Part of the process of harnessing the cloud successfully requires a shift in how you manage your workforce and culture. Rather than pushing the cloud on your employees, include them in the process. Cloud specialists in your IT department can work with business managers to define solutions, starting with small, quick wins to secure buy-in for the process. Ultimately, as business functions start to see the benefits to be gained from the cloud, they will be united behind efforts to extract even greater value from it.
Focus on data
One of the key attractions of the cloud is the power it gives organizations to leverage data for the insights they need to identify opportunities for revenue generation and cost savings. Cloud-based data architectures allow easy access for authorized users to actionable, accurate data, and they enable the organization to centralize storage, management and governance of their data at scale.
Fortunately, organizations seeking to implement big data initiatives have access to ready-made options from the major cloud providers. Cloud advisors and technologists such as DoiT offer support in machine learning and big data to help you unlock industry- and function-specific data insights and intelligence.

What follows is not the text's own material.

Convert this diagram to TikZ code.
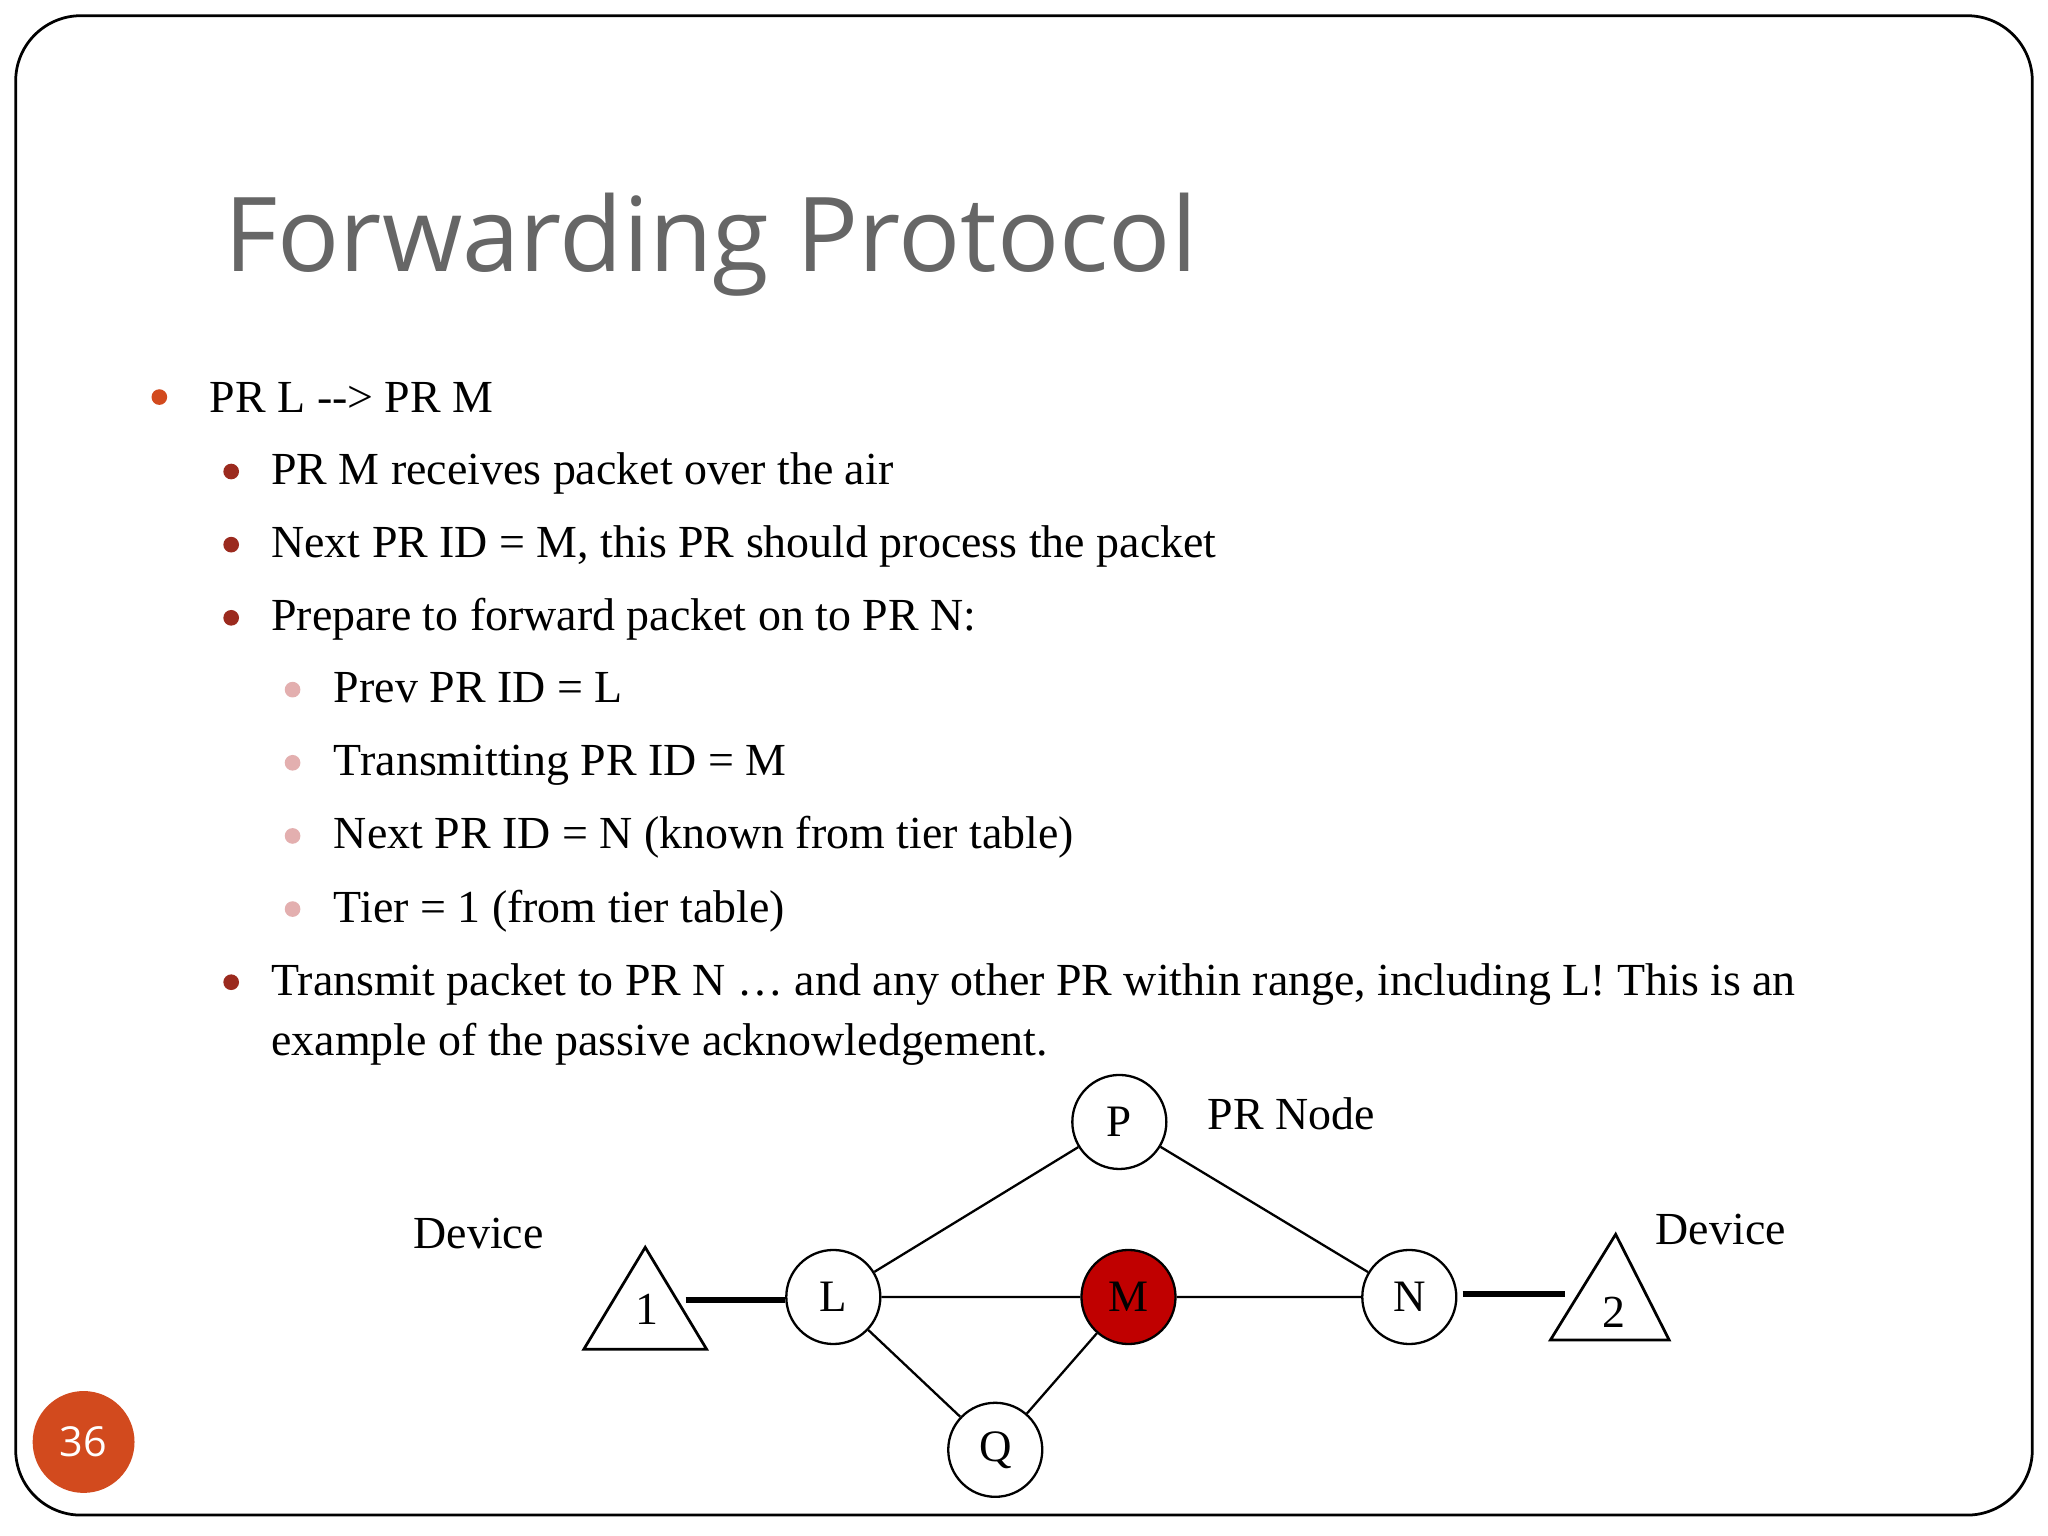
\documentclass[tikz,border=0pt]{standalone}
\usepackage{fontspec}
\setmainfont{Liberation Serif}
\newfontfamily\titlefont{Open Sans}
\usetikzlibrary{shapes.geometric}
\definecolor{ttl}{HTML}{666666}
\definecolor{orng}{HTML}{D24A1E}
\definecolor{dred}{HTML}{9B2A1E}
\definecolor{pink}{HTML}{E3AFAF}
\definecolor{mred}{HTML}{C00000}
\tikzset{
  txt/.style={anchor=base west,inner sep=0pt,font=\fontsize{10pt}{11pt}\selectfont},
  bul/.style={circle,inner sep=0pt,minimum size=1.2mm},
  pr/.style={circle,draw,line width=0.5pt,minimum size=7.2mm,inner sep=0pt,font=\fontsize{9.8pt}{11pt}\selectfont},
  link/.style={line width=0.5pt},
  thick link/.style={line width=1.3pt}
}
\begin{document}
\begin{tikzpicture}[x=0.1mm,y=-0.1mm]
\useasboundingbox (0,0) rectangle (1568,1176);
\draw[line width=0.6pt,rounded corners=5mm] (12,12) rectangle (1556,1160);
\node[anchor=base west,inner sep=0pt,text=ttl,font=\titlefont\fontsize{22.5pt}{26pt}\selectfont] (title) at (171,208) {Forwarding Protocol};
\node[bul,fill=orng] (b1) at (122,304) {};
\node[txt] (t1) at (160,316) {PR L {-}{-}> PR M};
\foreach \y/\t [count=\i] in {361/PR M receives packet over the air,417/{Next PR ID = M, this PR should process the packet},473/Prepare to forward packet on to PR N:}{
  \node[bul,fill=dred] (c\i) at (177,\y) {};
  \node[txt] (u\i) at (207,\y+10) {\t};
}
\foreach \y/\t [count=\i] in {528/Prev PR ID = L,584/Transmitting PR ID = M,640/Next PR ID = N (known from tier table),696/Tier = 1 (from tier table)}{
  \node[bul,fill=pink] (d\i) at (224,\y) {};
  \node[txt] (v\i) at (255,\y+10) {\t};
}
\node[bul,fill=dred] (c4) at (177,752) {};
\node[txt] (u4) at (207,762) {Transmit packet to PR N \dots\ and any other PR within range, including L! This is an};
\node[txt] (u5) at (207,808) {example of the passive acknowledgement.};
% diagram
\node[pr] (P) at (857,859) {P};
\node[pr] (L) at (638,993) {L};
\node[pr,fill=mred] (M) at (864,993) {M};
\node[pr] (N) at (1079,993) {N};
\node[pr] (Q) at (762,1110) {Q};
\draw[link] (L)--(P) (P)--(N) (L)--(M) (M)--(N) (L)--(Q) (Q)--(M);
\draw[line width=0.6pt] (494,955)--(447,1033)--(541,1033)--cycle;
\node[txt] (d1lbl) at (486,1014) {1};
\coordinate (t1r) at (525,995);
\draw[line width=0.6pt] (1237,945)--(1187,1026)--(1278,1026)--cycle;
\node[txt] (d2lbl) at (1226,1016) {2};
\coordinate (t2l) at (1198,991);
\draw[thick link] (t1r)--(t1r-|L.west);
\draw[thick link] (t2l-|N.east)++(4,0) coordinate (ne) (ne)--(t2l);
\node[txt] (prn) at (924,865) {PR Node};
\node[txt] (dev1) at (316,956) {Device};
\node[txt] (dev2) at (1267,953) {Device};
\node[circle,fill=orng,minimum size=7.8mm,inner sep=0pt,text=white,font=\titlefont\fontsize{9pt}{10pt}\selectfont] (pg) at (64,1104) {36};
\end{tikzpicture}
\end{document}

However, the cloud will not resolve existing problems with your data. Before migration, source data needs to be audited and any issues resolved. Data degrades over time, so you need to implement controls to ensure its quality. Preparation should also involve strong data governance policies for optimal data quality.
Highlight security and compliance
The cloud dissolves network perimeters and enlarges the surface area that needs to be monitored, creating potential blind spots that bad actors can exploit. Visibility into network-based data becomes more difficult in the cloud, but without endpoint telemetry to alert security teams when key assets are compromised, breaches may not be discovered until they are well advanced.
This issue can be resolved with a robust risk management strategy that balances risk and opportunity with cloud security. Such a strategy should rely heavily on automation to improve security and compliance in infrastructure, application and security operations. Organizations that implement a unified automation strategy minimize the risk of misconfigurations and human error, which are the most common reasons for cloud security breaches. This kind of automation is essential for effective DevSecOps, which integrates security as a responsibility that is shared across the whole IT lifecycle.
Any lingering doubts can be addressed by using a trusted partner to conduct a cloud security review and provide recommendations.
Don’t go it alone
Unlocking the value of the cloud demands a range of skills and depth of knowledge that are difficult for any organization to acquire on its own. This is why it makes sense to rely on expert partners to supplement your own capabilities.
Identifying the right cloud partner for your organization depends on several factors, including your business needs, in-house skills and chosen cloud providers. And with the inherent variability and ongoing development in cloud technology, the smart advice is to find a partner that can scale with you and help you grow. With a technology portfolio customized to simplify your specific needs and expert advice and support, you can unleash the full potential of the cloud to support your business now and into the future.